Summary

The purpose of this book is to provide a hand on practical exercise in doing data science project. Clearly, we cannot cover the complete available methods, models and algorithms for a data science project. The most important thing is to understand the process of doing a data science project. The first step, as indicated by the 6-step process in section 1.3, is “understand the problem”.

We have choose to use Titanic problem to demonstrate the whole data analytical process. However, real world problem is far more complicated than this well defined problem. Most business organizations may not know the exact problem (that is part of reason why they want do data analysis or business analysis) or they know the problem (in general) but the problem can not be expressed explicitly.

I have met a situation that a business organization has created a data center and collected all their business operational data. The boss asked to analyze these data and find:

  1. Is there are problems?
  2. If yes, how to overcome these problems?
  3. If not, how to improve the business operations?

You see, here the problem is how to define the problem? how to convert business problem into data science problem.

For the example, the first problem in the above list needs to know what is the normal or expected performance? How to evaluate the performance? In terms of turn over or profit? In what time scale? It could be a short of profit in the moment but it not causes alarm because the recent investment for developing a new market. At a long run it will have a great ROI (Return on Investment). The second problem demands to identify the cause of the problem and the third to identify the KIP (Key performance Indicators). they are both to identify the relationships between predictor and dependent variables. But they can be completely different sets.

Understand problem is actually more complicated in real world. Until you have completely understood it and turned it into a list of analytical problems you can move to next step.

With the Titanic problem, combining the story and the requirements on the Kaggle website, I would consider these:

  • On April 14 and 15, 1912, during her maiden voyage, the Titanic sank after colliding with an iceberg, killing 1502 out of 2224 passengers and crew.
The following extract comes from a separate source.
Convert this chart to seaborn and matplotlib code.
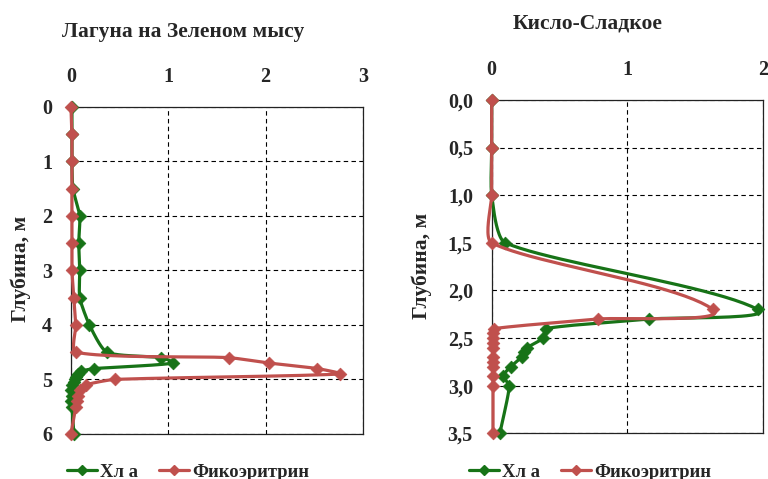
import numpy as np
import pandas as pd
import matplotlib
matplotlib.use("Agg")
import matplotlib.pyplot as plt
import seaborn as sns
from matplotlib.lines import Line2D
from matplotlib.ticker import FuncFormatter

# ---------------- data ----------------
left_title = "Лагуна на Зеленом мысу"
right_title = "Кисло-Сладкое"
series_names = ["Хл а", "Фикоэритрин"]
ylabel = "Глубина, м"

left_depth_chl = [0, 0.5, 1, 1.5, 2, 2.5, 3, 3.5, 4, 4.5, 4.6, 4.7, 4.8, 4.85, 4.9,
                  4.95, 5.0, 5.05, 5.1, 5.2, 5.3, 5.4, 5.5, 6.0]
left_chl = [0.01, 0.01, 0.01, 0.02, 0.09, 0.08, 0.09, 0.09, 0.19, 0.37, 0.93, 1.05, 0.24,
            0.10, 0.07, 0.05, 0.04, 0.03, 0.01, 0.0, 0.01, 0.0, 0.01, 0.03]
left_depth_phy = [0, 0.5, 1, 1.5, 2, 2.5, 3, 3.5, 4, 4.5, 4.6, 4.7, 4.8, 4.9, 5.0,
                  5.1, 5.2, 5.3, 5.4, 5.5, 6.0]
left_phy = [0.0, 0.01, 0.01, 0.01, 0.01, 0.01, 0.01, 0.03, 0.05, 0.05, 1.62, 2.04, 2.53,
            2.77, 0.45, 0.15, 0.09, 0.07, 0.06, 0.05, 0.0]

right_depth_chl = [0, 0.5, 1.0, 1.5, 2.2, 2.3, 2.4, 2.5, 2.6, 2.65, 2.7, 2.8, 2.9, 3.0, 3.5]
right_chl = [0, 0, 0, 0.10, 1.96, 1.16, 0.40, 0.38, 0.26, 0.24, 0.22, 0.14, 0.085, 0.13, 0.06]
right_depth_phy = [0, 0.5, 1.0, 1.5, 2.2, 2.3, 2.4, 2.45, 2.5, 2.55, 2.6, 2.7, 2.75,
                   2.8, 2.9, 3.0, 3.5]
right_phy = [0, 0, 0, 0, 1.63, 0.78, 0.02, 0.01, 0.01, 0.01, 0.01, 0.01, 0.01,
             0.01, 0.01, 0.01, 0.01]

left_xticks = [0, 1, 2, 3]
left_yticks = [0, 1, 2, 3, 4, 5, 6]
right_xticks = [0, 1, 2]
right_yticks = [0.0, 0.5, 1.0, 1.5, 2.0, 2.5, 3.0, 3.5]

GREEN = "#177317"
RED = "#C0504D"

sns.set_style("white")
plt.rcParams["font.family"] = ["Liberation Serif", "DejaVu Serif"]
plt.rcParams["font.weight"] = "bold"


def smooth(x, y, sx, sy, n=24, k=0.2):
    """Excel-like smoothed line in screen-scaled space (length-limited Bezier)."""
    P = np.column_stack([np.asarray(x, float) * sx, np.asarray(y, float) * sy])
    m = len(P)
    tang = []
    for i in range(m):
        a = P[i - 1] if i > 0 else P[i]
        b = P[i + 1] if i + 1 < m else P[i]
        d = b - a
        nrm = np.hypot(*d)
        tang.append(d / nrm if nrm > 0 else np.zeros(2))
    out = [P[0]]
    t = np.linspace(0, 1, n)[1:, None]
    for i in range(m - 1):
        p1, p2 = P[i], P[i + 1]
        L = np.hypot(*(p2 - p1))
        c1 = p1 + tang[i] * L * k
        c2 = p2 - tang[i + 1] * L * k
        seg = ((1 - t) ** 3) * p1 + 3 * ((1 - t) ** 2) * t * c1 + 3 * (1 - t) * t ** 2 * c2 + t ** 3 * p2
        out.extend(seg)
    out = np.array(out)
    return out[:, 0] / sx, out[:, 1] / sy


fig = plt.figure(figsize=(7.68, 4.79), dpi=100)
axL = fig.add_axes([0.0924, 0.094, 0.380, 0.683])
axR = fig.add_axes([0.6402, 0.0954, 0.3537, 0.6959])

TICK_FS = 14.5


def draw(ax, dc, vc, dp, vp, xlim, ylim, xticks, yticks, sx, sy, fmt):
    for d, v, col, z in [(dc, vc, GREEN, 3), (dp, vp, RED, 4)]:
        xs, ys = smooth(v, d, sx, sy)
        df = pd.DataFrame({"v": xs, "d": ys})
        sns.lineplot(data=df, x="v", y="d", sort=False, estimator=None, ax=ax,
                     color=col, lw=2.3, zorder=z, clip_on=False)
        pts = pd.DataFrame({"v": v, "d": d})
        sns.scatterplot(data=pts, x="v", y="d", ax=ax, marker="D", s=42, color=col,
                        edgecolor=col, linewidth=0.5, zorder=z + 0.5, clip_on=False)
    ax.set_xlim(*xlim)
    ax.set_ylim(*ylim)
    ax.xaxis.tick_top()
    ax.set_xticks(xticks)
    ax.set_yticks(yticks)
    ax.xaxis.set_major_formatter(FuncFormatter(lambda v, p: f"{v:.0f}"))
    ax.yaxis.set_major_formatter(FuncFormatter(fmt))
    ax.tick_params(axis="both", length=0, labelsize=TICK_FS)
    ax.tick_params(axis="x", pad=14.6)
    ax.tick_params(axis="y", pad=13.5)
    for lab in ax.get_xticklabels() + ax.get_yticklabels():
        lab.set_fontweight("bold")
    ax.grid(True, linestyle=(0, (4, 3)), color="black", lw=0.8)
    for sp in ax.spines.values():
        sp.set_visible(True)
        sp.set_color("#222222")
        sp.set_linewidth(0.9)
    ax.set_xlabel("")
    ax.set_ylabel("")
    if ax.get_legend():
        ax.get_legend().remove()


draw(axL, left_depth_chl, left_chl, left_depth_phy, left_phy, (0, 3), (6, 0),
     left_xticks, left_yticks, 97.3, 54.6, lambda v, p: f"{v:.0f}")
draw(axR, right_depth_chl, right_chl, right_depth_phy, right_phy, (0, 2), (3.5, 0),
     right_xticks, right_yticks, 136.0, 95.2, lambda v, p: f"{v:.1f}".replace(".", ","))

fig.text(183 / 768, 1 - 32 / 479, left_title, ha="center", va="center",
         fontsize=15.5, fontweight="bold")
fig.text(588 / 768, 1 - 24 / 479, right_title, ha="center", va="center",
         fontsize=15.5, fontweight="bold")
fig.text(21 / 768, 1 - 269 / 479, ylabel, rotation=90, ha="center", va="center",
         fontsize=15.5, fontweight="bold")
fig.text(422 / 768, 1 - 266 / 479, ylabel, rotation=90, ha="center", va="center",
         fontsize=15.5, fontweight="bold")

handles = [Line2D([], [], color=GREEN, lw=2.3, marker="D", markersize=5),
           Line2D([], [], color=RED, lw=2.3, marker="D", markersize=5)]
for cx in (188 / 768, 590 / 768):
    leg = fig.legend(handles, series_names, loc="center", bbox_to_anchor=(cx, 1 - 472 / 479),
                     ncol=2, frameon=False, handlelength=1.6, handletextpad=0.2,
                     columnspacing=1.1, borderpad=0.2,
                     prop={"family": "Liberation Serif", "weight": "bold", "size": 13.4})

fig.savefig("out.png", dpi=100)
The overall survival rate is 32%.
  • One of the reasons that the shipwreck led to such loss of life was that there were not enough lifeboats for the passengers and crew.
  • Although there was some element of luck involved in surviving the sinking, some groups of people were more likely to survive than others, such as women, children, and the upper-class.
  • The story tells us that when they were get on board the lifeboats, they applied a policy of “women and children first” and also “the ship crew are the last”.
  • Sometimes the family was boarding the life boat together and some of the family members were swimming together too.

Those thoughts form some kinds of assumptions in mind. They will guide more detailed data explorations later.